3. Very quickly, because I've run out of time. We all agree entitled white women are a thing. On social media. Social media loves this stuff and posts about it. Posts stories about it. Shares it all around - because it is acceptable. I have met these women myself. I've also met men and non-white people who come flying out with the same sense of entitlement. Crazy meltdowns. Abuse of service workers. Rage over nothing. But that isn't as fun a social media currency. For a variety of reasons, Karen became the acceptable national pinata. Everyone, Right and Left, agrees that having a go at white women is the best of times. Dr. Patton strikes me as the kind of person who is likely to have participated in that way. I've read some of her stuff, and that's the vibe. Which is probably why this article struck me the way it did.

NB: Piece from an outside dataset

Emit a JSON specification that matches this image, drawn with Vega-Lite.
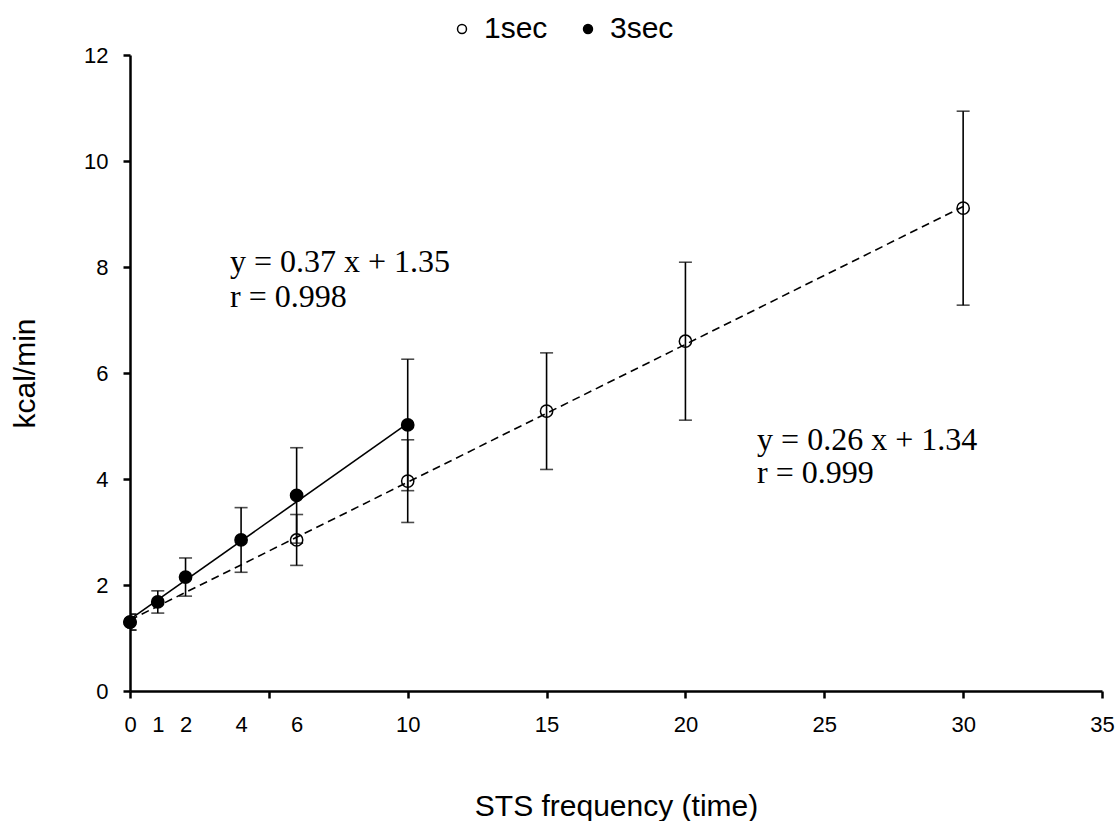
{
  "$schema": "https://vega.github.io/schema/vega-lite/v6.json",
  "width": 972,
  "height": 636,
  "autosize": {"type": "none"},
  "padding": {"left": 130, "top": 55, "right": 14, "bottom": 130},
  "background": "white",
  "config": {
    "view": {"stroke": null},
    "font": "Liberation Sans"
  },
  "datasets": {
    "pts": [
      {"series": "1sec", "x": 0, "y": 1.30, "lo": 1.15, "hi": 1.45},
      {"series": "1sec", "x": 6, "y": 2.85, "lo": 2.37, "hi": 3.33},
      {"series": "1sec", "x": 10, "y": 3.96, "lo": 3.18, "hi": 4.74},
      {"series": "1sec", "x": 15, "y": 5.28, "lo": 4.18, "hi": 6.38},
      {"series": "1sec", "x": 20, "y": 6.60, "lo": 5.11, "hi": 8.09},
      {"series": "1sec", "x": 30, "y": 9.11, "lo": 7.28, "hi": 10.94},
      {"series": "3sec", "x": 0, "y": 1.30, "lo": 1.15, "hi": 1.45},
      {"series": "3sec", "x": 1, "y": 1.68, "lo": 1.47, "hi": 1.89},
      {"series": "3sec", "x": 2, "y": 2.15, "lo": 1.79, "hi": 2.51},
      {"series": "3sec", "x": 4, "y": 2.85, "lo": 2.24, "hi": 3.46},
      {"series": "3sec", "x": 6, "y": 3.69, "lo": 2.79, "hi": 4.59},
      {"series": "3sec", "x": 10, "y": 5.02, "lo": 3.78, "hi": 6.26}
    ],
    "fit1": [
      {"series": "1sec", "x": 0, "y": 1.34},
      {"series": "1sec", "x": 30, "y": 9.14}
    ],
    "fit3": [
      {"series": "3sec", "x": 0, "y": 1.35},
      {"series": "3sec", "x": 10, "y": 5.05}
    ],
    "notes": [
      {"x": 3.6, "y": 8.09, "text": "y = 0.37 x + 1.35"},
      {"x": 3.6, "y": 7.43, "text": "r = 0.998"},
      {"x": 22.58, "y": 4.74, "text": "y = 0.26 x + 1.34"},
      {"x": 22.58, "y": 4.11, "text": "r = 0.999"}
    ]
  },
  "layer": [
    {
      "data": {"name": "pts"},
      "mark": {"type": "rule", "color": "black", "strokeWidth": 1.6, "clip": true},
      "encoding": {
        "x": {
          "field": "x", "type": "quantitative", "title": "STS frequency (time)",
          "scale": {"domain": [0, 35], "nice": false, "zero": false},
          "axis": {
            "values": [0, 1, 2, 4, 5, 6, 10, 15, 20, 25, 30, 35],
            "labelExpr": "datum.value == 5 ? '' : datum.label",
            "labelOverlap": false,
            "labelFlush": false,
            "labelPadding": 16,
            "labelFontSize": 22,
            "labelFont": "Liberation Sans",
            "labelColor": "black",
            "grid": false,
            "domainColor": "black",
            "domainWidth": 2.5,
            "tickColor": "black",
            "tickWidth": 2.5,
            "tickSize": 7,
            "titleFont": "Liberation Sans",
            "titleFontSize": 30,
            "titleFontWeight": "normal",
            "titleColor": "black",
            "titlePadding": 56,
            "tickOpacity": {"condition": {"test": "datum.value == 1 || datum.value == 2 || datum.value == 4 || datum.value == 6", "value": 0}, "value": 1}
          }
        },
        "y": {
          "field": "lo", "type": "quantitative", "title": "kcal/min",
          "scale": {"domain": [0, 12], "nice": false, "zero": true},
          "axis": {
            "values": [0, 2, 4, 6, 8, 10, 12],
            "labelPadding": 15,
            "labelFontSize": 22,
            "labelFont": "Liberation Sans",
            "labelColor": "black",
            "grid": false,
            "domainColor": "black",
            "domainWidth": 2.5,
            "tickColor": "black",
            "tickWidth": 2.5,
            "tickSize": 7,
            "titleFont": "Liberation Sans",
            "titleFontSize": 30,
            "titleFontWeight": "normal",
            "titleColor": "black",
            "titlePadding": 43
          }
        },
        "y2": {"field": "hi"}
      }
    },
    {
      "data": {"name": "pts"},
      "mark": {"type": "tick", "orient": "horizontal", "color": "black", "size": 13, "thickness": 1.6, "clip": true},
      "encoding": {
        "x": {"field": "x", "type": "quantitative", "title": "STS frequency (time)"},
        "y": {"field": "lo", "type": "quantitative", "title": "kcal/min"}
      }
    },
    {
      "data": {"name": "pts"},
      "mark": {"type": "tick", "orient": "horizontal", "color": "black", "size": 13, "thickness": 1.6, "clip": true},
      "encoding": {
        "x": {"field": "x", "type": "quantitative", "title": "STS frequency (time)"},
        "y": {"field": "hi", "type": "quantitative", "title": "kcal/min"}
      }
    },
    {
      "data": {"name": "fit1"},
      "mark": {"type": "line", "color": "black", "strokeWidth": 1.6, "strokeDash": [8, 5]},
      "encoding": {
        "x": {"field": "x", "type": "quantitative", "title": "STS frequency (time)"},
        "y": {"field": "y", "type": "quantitative", "title": "kcal/min"}
      }
    },
    {
      "data": {"name": "fit3"},
      "mark": {"type": "line", "color": "black", "strokeWidth": 1.6},
      "encoding": {
        "x": {"field": "x", "type": "quantitative", "title": "STS frequency (time)"},
        "y": {"field": "y", "type": "quantitative", "title": "kcal/min"}
      }
    },
    {
      "data": {"name": "pts"},
      "mark": {"type": "point", "shape": "circle", "filled": true, "stroke": "black", "strokeWidth": 1.5, "size": 150, "opacity": 1},
      "encoding": {
        "x": {"field": "x", "type": "quantitative", "title": "STS frequency (time)"},
        "y": {"field": "y", "type": "quantitative", "title": "kcal/min"},
        "fill": {
          "field": "series", "type": "nominal",
          "scale": {"domain": ["1sec", "3sec"], "range": ["transparent", "black"]},
          "legend": {
            "orient": "none",
            "legendX": 317,
            "legendY": -41,
            "direction": "horizontal",
            "title": null,
            "labelFontSize": 30,
            "labelFont": "Liberation Sans",
            "labelColor": "black",
            "symbolType": "circle",
            "symbolSize": 80,
            "symbolStrokeColor": "black",
            "symbolStrokeWidth": 1.5,
            "labelOffset": 7,
            "columnPadding": 25
          }
        }
      }
    },
    {
      "data": {"name": "notes"},
      "mark": {"type": "text", "font": "Liberation Serif", "fontSize": 32, "align": "left", "baseline": "middle", "color": "black"},
      "encoding": {
        "x": {"field": "x", "type": "quantitative", "title": "STS frequency (time)"},
        "y": {"field": "y", "type": "quantitative", "title": "kcal/min"},
        "text": {"field": "text"}
      }
    }
  ]
}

And I'm not saying this entitlement from privilege isn't a thing. As you mention, some people feel a lot safer than others involving law enforcement in disputes. You make a great, undeniable point. Yeah, some people are just that insulated (although I'd argue a lot of this is heavily class-based as well. The word "suburban" surfaces often).
But I do think people need to take a hard look at the foundational assumptions they're using as springboards in these discussions. The underlying venom was unmistakable to me. And that line I quoted in particular. Only someone coming at it from prejudice would've written that.
This stuff isn't how Trump and the Right get beat. Either they self-destruct entirely (and take a lot of innocents with them) or we evolve and start using better words and more inclusive ideologies that don't seek to divide our own side into their component parts. We need to not be at each other's throats, and stuff like this just isn't helpful in that regard.